Stored data

----------------------------------------

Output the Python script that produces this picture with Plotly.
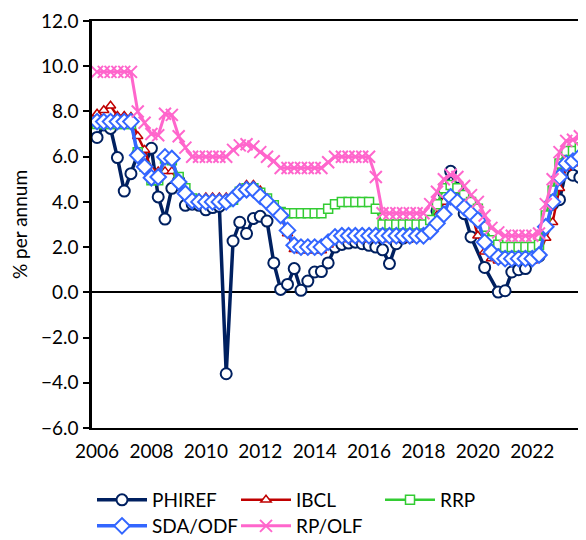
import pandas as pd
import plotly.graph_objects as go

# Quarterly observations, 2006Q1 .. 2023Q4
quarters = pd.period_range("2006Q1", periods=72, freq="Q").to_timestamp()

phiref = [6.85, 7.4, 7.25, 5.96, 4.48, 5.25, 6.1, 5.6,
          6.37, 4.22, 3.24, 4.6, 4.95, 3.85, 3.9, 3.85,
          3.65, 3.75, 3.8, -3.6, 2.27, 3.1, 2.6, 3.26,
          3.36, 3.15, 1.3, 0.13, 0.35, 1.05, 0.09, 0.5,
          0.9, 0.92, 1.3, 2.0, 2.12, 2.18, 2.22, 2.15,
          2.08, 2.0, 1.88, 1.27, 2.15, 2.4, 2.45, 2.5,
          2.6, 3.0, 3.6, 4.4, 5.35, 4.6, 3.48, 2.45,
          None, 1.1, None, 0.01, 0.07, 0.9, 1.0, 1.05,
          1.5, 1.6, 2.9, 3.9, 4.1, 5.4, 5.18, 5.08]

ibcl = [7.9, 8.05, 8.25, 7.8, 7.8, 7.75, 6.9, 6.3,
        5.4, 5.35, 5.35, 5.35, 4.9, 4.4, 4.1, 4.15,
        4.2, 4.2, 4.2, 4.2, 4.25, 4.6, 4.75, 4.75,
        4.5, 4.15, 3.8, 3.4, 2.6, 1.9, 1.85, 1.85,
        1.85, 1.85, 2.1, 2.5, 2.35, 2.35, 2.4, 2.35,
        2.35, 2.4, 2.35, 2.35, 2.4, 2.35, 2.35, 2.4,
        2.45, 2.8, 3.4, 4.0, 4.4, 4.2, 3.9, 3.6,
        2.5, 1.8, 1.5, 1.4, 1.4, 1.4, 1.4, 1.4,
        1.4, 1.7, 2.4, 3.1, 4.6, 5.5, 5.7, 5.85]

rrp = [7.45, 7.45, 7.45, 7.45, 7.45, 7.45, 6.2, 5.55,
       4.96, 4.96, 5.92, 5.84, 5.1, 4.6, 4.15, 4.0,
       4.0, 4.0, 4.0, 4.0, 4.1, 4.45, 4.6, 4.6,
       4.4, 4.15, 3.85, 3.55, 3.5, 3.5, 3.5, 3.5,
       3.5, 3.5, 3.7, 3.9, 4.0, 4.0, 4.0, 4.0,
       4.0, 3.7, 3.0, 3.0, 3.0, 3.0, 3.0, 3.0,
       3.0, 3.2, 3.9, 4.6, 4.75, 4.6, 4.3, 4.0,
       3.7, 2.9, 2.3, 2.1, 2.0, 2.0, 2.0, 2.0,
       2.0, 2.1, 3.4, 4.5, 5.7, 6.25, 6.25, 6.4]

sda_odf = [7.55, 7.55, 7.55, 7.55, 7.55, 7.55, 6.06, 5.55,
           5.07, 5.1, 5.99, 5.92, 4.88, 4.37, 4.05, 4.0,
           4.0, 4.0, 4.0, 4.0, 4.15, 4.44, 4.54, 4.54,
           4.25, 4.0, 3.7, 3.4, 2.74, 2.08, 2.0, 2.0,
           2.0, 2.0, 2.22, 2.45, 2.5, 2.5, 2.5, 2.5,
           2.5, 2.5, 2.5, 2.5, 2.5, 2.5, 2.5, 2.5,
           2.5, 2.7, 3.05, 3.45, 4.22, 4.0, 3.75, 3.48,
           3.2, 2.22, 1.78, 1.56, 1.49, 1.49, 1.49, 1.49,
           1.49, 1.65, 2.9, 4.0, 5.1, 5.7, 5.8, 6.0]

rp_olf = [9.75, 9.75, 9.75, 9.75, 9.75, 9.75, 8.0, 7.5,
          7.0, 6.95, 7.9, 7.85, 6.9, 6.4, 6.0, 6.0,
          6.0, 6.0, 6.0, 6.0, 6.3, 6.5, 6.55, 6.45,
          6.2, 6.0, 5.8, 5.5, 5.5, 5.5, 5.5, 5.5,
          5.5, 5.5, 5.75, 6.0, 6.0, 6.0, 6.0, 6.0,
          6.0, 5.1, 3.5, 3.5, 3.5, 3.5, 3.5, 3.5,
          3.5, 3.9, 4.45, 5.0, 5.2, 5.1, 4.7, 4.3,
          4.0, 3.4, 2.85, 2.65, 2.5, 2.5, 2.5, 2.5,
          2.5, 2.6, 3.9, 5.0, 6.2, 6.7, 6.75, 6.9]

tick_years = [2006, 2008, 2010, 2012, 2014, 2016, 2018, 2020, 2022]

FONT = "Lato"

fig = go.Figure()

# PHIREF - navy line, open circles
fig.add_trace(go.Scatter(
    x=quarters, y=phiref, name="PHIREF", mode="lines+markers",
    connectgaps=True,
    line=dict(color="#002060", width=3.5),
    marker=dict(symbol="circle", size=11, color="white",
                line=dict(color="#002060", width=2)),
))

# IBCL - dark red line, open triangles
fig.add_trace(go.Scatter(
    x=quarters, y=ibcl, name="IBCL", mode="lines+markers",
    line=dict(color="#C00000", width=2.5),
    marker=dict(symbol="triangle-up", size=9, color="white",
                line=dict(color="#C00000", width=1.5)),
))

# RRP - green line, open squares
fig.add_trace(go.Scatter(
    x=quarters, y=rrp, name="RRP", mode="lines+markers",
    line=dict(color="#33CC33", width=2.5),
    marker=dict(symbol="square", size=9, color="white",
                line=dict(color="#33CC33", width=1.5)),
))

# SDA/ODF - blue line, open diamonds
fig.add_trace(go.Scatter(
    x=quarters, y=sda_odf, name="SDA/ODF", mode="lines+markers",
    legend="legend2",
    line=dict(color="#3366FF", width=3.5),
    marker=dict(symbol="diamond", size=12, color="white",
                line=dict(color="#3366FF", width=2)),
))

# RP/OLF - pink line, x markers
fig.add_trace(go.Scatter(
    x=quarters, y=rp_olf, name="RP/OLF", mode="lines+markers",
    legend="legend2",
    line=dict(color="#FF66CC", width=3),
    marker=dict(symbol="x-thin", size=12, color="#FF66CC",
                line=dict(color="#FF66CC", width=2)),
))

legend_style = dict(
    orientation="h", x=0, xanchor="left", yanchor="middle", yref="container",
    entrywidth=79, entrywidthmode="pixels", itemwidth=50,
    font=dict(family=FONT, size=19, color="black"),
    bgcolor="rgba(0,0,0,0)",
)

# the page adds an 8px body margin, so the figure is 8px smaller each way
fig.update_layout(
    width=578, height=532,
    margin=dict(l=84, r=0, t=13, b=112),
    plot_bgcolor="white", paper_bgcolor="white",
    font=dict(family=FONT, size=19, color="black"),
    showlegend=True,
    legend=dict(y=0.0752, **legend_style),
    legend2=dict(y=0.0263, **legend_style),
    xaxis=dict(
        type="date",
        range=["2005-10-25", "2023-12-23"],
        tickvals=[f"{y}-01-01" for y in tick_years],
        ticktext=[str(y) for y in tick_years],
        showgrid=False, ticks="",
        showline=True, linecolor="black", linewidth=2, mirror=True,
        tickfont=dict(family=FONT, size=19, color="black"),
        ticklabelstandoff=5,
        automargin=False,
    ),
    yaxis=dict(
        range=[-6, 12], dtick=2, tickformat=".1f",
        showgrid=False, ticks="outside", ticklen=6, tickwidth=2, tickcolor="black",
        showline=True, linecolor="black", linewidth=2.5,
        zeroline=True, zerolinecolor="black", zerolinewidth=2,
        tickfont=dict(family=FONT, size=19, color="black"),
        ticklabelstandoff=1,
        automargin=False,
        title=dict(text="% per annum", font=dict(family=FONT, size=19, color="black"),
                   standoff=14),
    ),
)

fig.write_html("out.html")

----------------------------------------

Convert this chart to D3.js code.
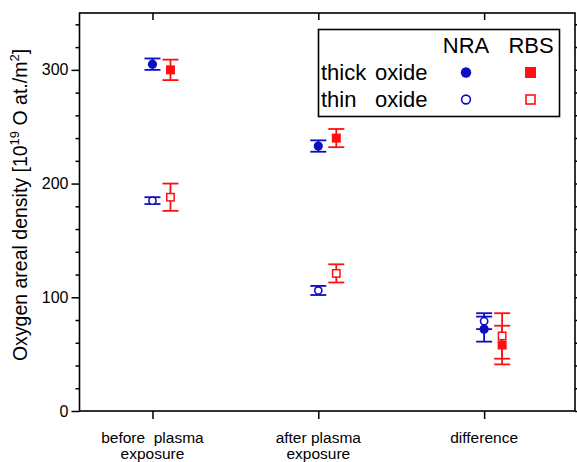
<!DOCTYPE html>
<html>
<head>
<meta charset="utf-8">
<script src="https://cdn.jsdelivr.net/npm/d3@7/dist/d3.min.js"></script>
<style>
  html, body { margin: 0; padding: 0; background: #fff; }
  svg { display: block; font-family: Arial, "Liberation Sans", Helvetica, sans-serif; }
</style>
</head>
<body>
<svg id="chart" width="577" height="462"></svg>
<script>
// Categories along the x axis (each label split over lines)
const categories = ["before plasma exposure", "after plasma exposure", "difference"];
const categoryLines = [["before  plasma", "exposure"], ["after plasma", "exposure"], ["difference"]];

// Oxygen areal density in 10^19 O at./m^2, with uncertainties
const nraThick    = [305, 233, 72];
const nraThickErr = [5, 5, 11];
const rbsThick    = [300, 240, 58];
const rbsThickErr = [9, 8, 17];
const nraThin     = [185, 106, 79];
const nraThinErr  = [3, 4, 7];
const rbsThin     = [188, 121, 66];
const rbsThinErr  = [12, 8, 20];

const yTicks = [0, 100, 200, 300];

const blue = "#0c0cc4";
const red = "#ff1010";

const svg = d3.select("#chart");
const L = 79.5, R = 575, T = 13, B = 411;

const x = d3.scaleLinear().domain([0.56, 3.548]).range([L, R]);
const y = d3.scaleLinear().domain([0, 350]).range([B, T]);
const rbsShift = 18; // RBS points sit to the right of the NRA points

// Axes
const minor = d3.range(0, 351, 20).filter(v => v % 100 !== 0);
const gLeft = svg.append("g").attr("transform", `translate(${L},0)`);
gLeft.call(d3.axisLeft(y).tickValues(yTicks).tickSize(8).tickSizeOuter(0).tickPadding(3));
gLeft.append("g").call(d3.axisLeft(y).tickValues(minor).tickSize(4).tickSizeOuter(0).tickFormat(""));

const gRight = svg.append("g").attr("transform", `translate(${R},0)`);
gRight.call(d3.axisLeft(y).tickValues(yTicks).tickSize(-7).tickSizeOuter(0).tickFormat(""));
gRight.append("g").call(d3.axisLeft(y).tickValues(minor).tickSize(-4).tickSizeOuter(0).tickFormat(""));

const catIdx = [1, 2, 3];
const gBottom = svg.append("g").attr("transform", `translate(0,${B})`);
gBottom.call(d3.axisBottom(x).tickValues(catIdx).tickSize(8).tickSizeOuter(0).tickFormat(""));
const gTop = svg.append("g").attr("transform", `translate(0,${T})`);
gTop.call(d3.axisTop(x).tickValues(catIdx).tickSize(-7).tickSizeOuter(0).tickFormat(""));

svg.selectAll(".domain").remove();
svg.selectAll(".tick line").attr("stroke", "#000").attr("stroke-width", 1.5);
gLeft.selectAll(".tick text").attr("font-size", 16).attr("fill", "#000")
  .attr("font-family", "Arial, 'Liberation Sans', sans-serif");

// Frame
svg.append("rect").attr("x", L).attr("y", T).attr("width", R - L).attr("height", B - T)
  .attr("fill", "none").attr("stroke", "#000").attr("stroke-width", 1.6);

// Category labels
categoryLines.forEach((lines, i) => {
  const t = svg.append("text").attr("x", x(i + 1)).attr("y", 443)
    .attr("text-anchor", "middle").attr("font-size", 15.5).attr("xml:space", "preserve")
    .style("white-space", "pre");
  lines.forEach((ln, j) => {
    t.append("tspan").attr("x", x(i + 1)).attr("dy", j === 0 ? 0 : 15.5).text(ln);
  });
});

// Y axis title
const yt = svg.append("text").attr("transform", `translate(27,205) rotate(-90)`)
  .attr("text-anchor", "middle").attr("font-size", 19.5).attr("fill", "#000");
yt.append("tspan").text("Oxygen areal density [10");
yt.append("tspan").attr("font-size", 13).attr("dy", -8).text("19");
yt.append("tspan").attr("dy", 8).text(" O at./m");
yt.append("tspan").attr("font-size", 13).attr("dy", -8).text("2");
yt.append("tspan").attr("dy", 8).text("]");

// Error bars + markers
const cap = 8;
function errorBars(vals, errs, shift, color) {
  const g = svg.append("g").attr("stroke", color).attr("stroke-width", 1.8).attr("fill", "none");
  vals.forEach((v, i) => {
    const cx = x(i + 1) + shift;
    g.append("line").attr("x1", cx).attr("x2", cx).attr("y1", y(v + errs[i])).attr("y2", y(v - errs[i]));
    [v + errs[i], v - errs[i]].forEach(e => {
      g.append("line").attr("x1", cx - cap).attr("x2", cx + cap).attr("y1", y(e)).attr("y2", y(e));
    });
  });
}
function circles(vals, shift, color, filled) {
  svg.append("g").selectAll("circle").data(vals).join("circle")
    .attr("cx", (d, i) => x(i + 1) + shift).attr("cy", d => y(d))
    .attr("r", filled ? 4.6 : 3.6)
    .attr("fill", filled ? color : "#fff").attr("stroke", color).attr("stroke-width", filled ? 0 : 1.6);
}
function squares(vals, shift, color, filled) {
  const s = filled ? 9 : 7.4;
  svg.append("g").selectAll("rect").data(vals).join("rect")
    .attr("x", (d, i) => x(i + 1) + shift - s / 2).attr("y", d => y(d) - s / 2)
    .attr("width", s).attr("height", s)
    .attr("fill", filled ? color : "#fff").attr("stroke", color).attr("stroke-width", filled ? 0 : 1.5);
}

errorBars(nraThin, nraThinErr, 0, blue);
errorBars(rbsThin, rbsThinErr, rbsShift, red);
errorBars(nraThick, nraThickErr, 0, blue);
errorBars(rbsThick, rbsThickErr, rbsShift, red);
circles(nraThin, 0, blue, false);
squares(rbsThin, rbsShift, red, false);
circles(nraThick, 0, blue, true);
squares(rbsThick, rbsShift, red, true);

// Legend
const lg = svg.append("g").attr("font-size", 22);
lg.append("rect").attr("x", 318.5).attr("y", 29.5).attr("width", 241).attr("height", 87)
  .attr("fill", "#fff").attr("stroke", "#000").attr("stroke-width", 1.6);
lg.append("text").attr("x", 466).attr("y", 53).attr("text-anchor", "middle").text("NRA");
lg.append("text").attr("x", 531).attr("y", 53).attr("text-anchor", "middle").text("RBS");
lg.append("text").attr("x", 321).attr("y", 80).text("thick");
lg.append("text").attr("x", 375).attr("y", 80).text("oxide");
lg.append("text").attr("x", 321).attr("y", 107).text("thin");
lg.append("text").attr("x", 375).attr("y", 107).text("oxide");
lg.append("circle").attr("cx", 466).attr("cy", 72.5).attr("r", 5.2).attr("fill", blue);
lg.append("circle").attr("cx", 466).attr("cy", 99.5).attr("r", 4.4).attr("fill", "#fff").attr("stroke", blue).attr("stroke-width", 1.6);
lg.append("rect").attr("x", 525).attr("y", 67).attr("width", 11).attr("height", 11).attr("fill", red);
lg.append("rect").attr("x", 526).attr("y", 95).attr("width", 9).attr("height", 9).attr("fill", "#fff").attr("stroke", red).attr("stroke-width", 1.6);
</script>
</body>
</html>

----------------------------------------

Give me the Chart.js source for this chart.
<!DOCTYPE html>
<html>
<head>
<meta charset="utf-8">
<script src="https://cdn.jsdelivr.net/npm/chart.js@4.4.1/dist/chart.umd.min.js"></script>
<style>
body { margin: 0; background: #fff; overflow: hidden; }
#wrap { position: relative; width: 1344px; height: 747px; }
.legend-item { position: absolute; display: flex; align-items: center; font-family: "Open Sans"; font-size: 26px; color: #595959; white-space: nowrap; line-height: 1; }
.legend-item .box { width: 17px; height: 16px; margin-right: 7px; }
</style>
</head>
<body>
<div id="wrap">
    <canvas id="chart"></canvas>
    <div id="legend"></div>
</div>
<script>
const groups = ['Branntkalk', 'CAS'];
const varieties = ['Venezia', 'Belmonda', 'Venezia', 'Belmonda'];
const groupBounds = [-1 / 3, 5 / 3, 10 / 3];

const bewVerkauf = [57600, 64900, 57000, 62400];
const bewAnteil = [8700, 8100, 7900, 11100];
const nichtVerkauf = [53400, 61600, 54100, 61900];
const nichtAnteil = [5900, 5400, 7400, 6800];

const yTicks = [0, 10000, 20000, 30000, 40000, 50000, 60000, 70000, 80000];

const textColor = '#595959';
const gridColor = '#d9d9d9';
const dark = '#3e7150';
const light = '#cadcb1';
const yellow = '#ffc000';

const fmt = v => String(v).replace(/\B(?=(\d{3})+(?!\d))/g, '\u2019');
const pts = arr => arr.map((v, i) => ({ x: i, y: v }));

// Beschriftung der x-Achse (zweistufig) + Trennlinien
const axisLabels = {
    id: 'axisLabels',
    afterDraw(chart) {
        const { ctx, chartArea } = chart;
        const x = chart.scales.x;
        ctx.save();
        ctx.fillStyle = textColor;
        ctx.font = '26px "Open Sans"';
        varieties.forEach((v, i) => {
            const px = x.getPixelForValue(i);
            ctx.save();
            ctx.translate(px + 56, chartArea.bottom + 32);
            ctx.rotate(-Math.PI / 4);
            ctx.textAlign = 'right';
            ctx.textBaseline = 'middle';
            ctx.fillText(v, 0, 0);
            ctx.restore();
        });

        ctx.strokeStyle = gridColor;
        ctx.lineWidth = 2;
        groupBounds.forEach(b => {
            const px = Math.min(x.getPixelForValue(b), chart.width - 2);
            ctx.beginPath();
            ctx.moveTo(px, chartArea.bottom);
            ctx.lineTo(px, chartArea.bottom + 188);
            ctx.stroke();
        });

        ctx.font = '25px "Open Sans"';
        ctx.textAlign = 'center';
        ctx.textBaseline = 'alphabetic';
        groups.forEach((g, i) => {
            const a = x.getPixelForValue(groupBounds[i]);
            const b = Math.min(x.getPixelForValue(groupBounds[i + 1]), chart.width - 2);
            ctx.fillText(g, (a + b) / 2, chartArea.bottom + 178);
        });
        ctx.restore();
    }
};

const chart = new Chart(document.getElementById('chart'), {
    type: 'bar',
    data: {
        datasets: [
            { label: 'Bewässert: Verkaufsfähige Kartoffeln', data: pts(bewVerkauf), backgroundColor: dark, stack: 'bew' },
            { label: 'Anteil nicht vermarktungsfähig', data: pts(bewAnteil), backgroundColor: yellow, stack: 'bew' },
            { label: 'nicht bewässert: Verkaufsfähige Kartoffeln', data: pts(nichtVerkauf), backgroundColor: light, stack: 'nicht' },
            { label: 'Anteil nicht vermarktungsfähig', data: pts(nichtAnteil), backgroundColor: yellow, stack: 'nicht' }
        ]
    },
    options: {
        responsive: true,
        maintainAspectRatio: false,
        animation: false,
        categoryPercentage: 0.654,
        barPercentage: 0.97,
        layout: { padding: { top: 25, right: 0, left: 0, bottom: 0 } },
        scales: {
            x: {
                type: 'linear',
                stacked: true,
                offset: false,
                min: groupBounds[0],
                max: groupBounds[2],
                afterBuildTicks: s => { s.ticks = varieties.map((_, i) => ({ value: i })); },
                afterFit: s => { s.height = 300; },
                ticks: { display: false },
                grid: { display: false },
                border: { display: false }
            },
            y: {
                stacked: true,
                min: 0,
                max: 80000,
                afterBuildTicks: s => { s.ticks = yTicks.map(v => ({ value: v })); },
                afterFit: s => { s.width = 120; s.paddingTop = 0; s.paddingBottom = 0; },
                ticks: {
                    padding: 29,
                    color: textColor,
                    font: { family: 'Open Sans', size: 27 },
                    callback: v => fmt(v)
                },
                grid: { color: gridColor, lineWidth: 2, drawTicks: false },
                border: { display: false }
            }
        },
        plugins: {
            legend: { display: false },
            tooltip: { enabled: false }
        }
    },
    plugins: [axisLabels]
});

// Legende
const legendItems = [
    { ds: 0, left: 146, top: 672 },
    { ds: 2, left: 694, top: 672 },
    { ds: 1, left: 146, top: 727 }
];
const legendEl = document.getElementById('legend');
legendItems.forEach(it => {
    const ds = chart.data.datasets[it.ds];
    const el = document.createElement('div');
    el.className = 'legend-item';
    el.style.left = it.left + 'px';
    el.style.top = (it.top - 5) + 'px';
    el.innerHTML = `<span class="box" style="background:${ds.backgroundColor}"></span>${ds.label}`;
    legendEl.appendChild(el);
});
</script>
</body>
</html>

----------------------------------------

**AIM:** Establish how many lines of the material above hold the word "with". Nothing but the count should be returned.

**RESPONSE TO THIS TASK:** 2